START Material for this exercise

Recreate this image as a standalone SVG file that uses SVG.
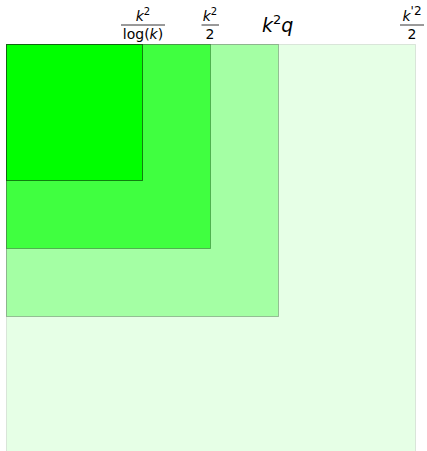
<svg xmlns="http://www.w3.org/2000/svg" width="427" height="451" viewBox="0 0 427 451">
<style>
text{font-family:"DejaVu Sans","Liberation Sans",sans-serif;fill:#000}
.m{font-style:italic}
.f{font-size:14px}
.sup{font-size:10px}
.frac{stroke:#000;stroke-width:0.8}
.sq{stroke:#000}
</style>
<rect width="427" height="451" fill="#fff"/>
<g id="sq-kp2-2"><rect class="sq" x="6.5" y="44.5" width="409" height="409" fill="#e6ffe6" stroke-opacity="0.1"/></g>
<g id="sq-k2q"><rect class="sq" x="6.5" y="44.5" width="272" height="272" fill="#a4ffa4" stroke-opacity="0.25"/></g>
<g id="sq-k2-2"><rect class="sq" x="6.5" y="44.5" width="204" height="204" fill="#40ff40" stroke-opacity="0.3"/></g>
<g id="sq-k2-log"><rect class="sq" x="6.5" y="44.5" width="136" height="136" fill="#00ff00" stroke-opacity="0.5"/></g>
<g id="labels">
<g id="lbl-k2-log">
<text class="f" x="143" y="21" text-anchor="middle"><tspan class="m">k</tspan><tspan class="sup" dy="-6">2</tspan></text>
<line class="frac" x1="121" y1="25" x2="165" y2="25"/>
<text class="f" x="143" y="39" text-anchor="middle">log(<tspan class="m">k</tspan>)</text>
</g>
<g id="lbl-k2-2">
<text class="f" x="210" y="21" text-anchor="middle"><tspan class="m">k</tspan><tspan class="sup" dy="-6">2</tspan></text>
<line class="frac" x1="201.5" y1="25" x2="219" y2="25"/>
<text class="f" x="210" y="39" text-anchor="middle">2</text>
</g>
<g id="lbl-k2q">
<text x="262" y="32" font-size="19"><tspan class="m">k</tspan><tspan font-size="13" dy="-8">2</tspan><tspan class="m" dy="8">q</tspan></text>
</g>
<g id="lbl-kp2-2">
<text class="f" x="412" y="21" text-anchor="middle"><tspan class="m">k</tspan><tspan font-size="12" dy="-6">'2</tspan></text>
<line class="frac" x1="400" y1="25" x2="424" y2="25"/>
<text class="f" x="412" y="39" text-anchor="middle">2</text>
</g>
</g>
</svg>
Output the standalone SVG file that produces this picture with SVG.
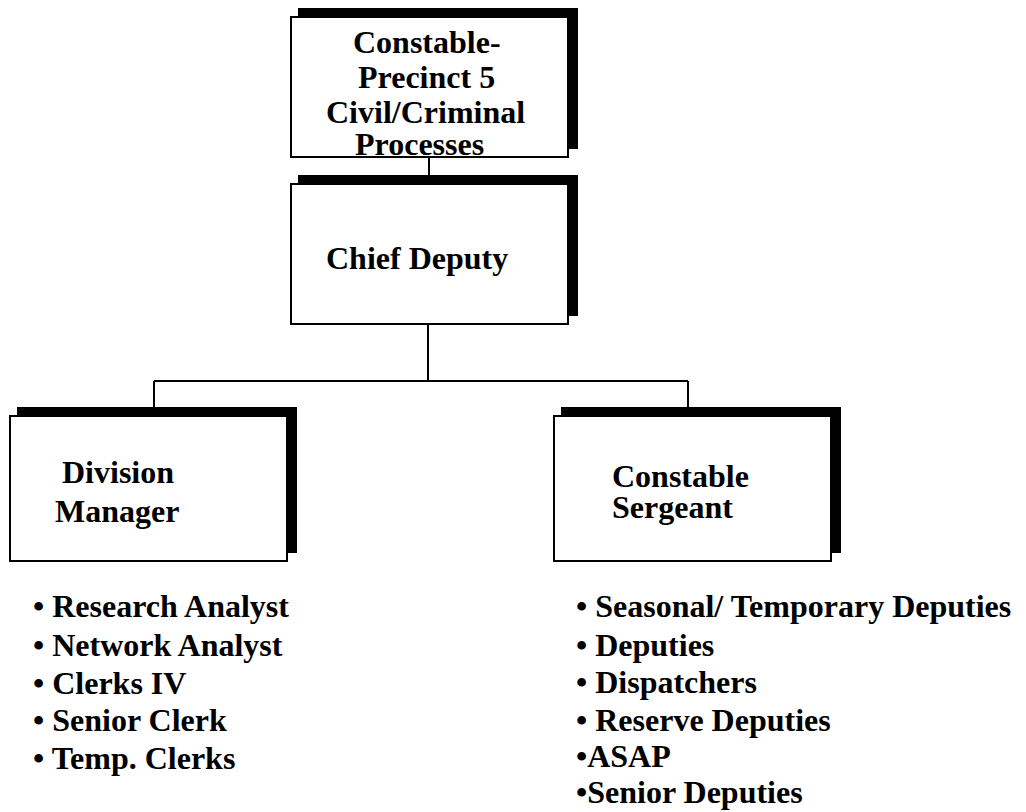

END Material for this exercise

What is required — Print out the material word for word, omitting the pictures.

Final answer —
Recreate this image as a standalone SVG file that uses SVG.
<svg xmlns="http://www.w3.org/2000/svg" width="427" height="451" viewBox="0 0 427 451">
<style>
text{font-family:"DejaVu Sans","Liberation Sans",sans-serif;fill:#000}
.m{font-style:italic}
.f{font-size:14px}
.sup{font-size:10px}
.frac{stroke:#000;stroke-width:0.8}
.sq{stroke:#000}
</style>
<rect width="427" height="451" fill="#fff"/>
<g id="sq-kp2-2"><rect class="sq" x="6.5" y="44.5" width="409" height="409" fill="#e6ffe6" stroke-opacity="0.1"/></g>
<g id="sq-k2q"><rect class="sq" x="6.5" y="44.5" width="272" height="272" fill="#a4ffa4" stroke-opacity="0.25"/></g>
<g id="sq-k2-2"><rect class="sq" x="6.5" y="44.5" width="204" height="204" fill="#40ff40" stroke-opacity="0.3"/></g>
<g id="sq-k2-log"><rect class="sq" x="6.5" y="44.5" width="136" height="136" fill="#00ff00" stroke-opacity="0.5"/></g>
<g id="labels">
<g id="lbl-k2-log">
<text class="f" x="143" y="21" text-anchor="middle"><tspan class="m">k</tspan><tspan class="sup" dy="-6">2</tspan></text>
<line class="frac" x1="121" y1="25" x2="165" y2="25"/>
<text class="f" x="143" y="39" text-anchor="middle">log(<tspan class="m">k</tspan>)</text>
</g>
<g id="lbl-k2-2">
<text class="f" x="210" y="21" text-anchor="middle"><tspan class="m">k</tspan><tspan class="sup" dy="-6">2</tspan></text>
<line class="frac" x1="201.5" y1="25" x2="219" y2="25"/>
<text class="f" x="210" y="39" text-anchor="middle">2</text>
</g>
<g id="lbl-k2q">
<text x="262" y="32" font-size="19"><tspan class="m">k</tspan><tspan font-size="13" dy="-8">2</tspan><tspan class="m" dy="8">q</tspan></text>
</g>
<g id="lbl-kp2-2">
<text class="f" x="412" y="21" text-anchor="middle"><tspan class="m">k</tspan><tspan font-size="12" dy="-6">'2</tspan></text>
<line class="frac" x1="400" y1="25" x2="424" y2="25"/>
<text class="f" x="412" y="39" text-anchor="middle">2</text>
</g>
</g>
</svg>
Output the standalone SVG file that produces this picture with SVG.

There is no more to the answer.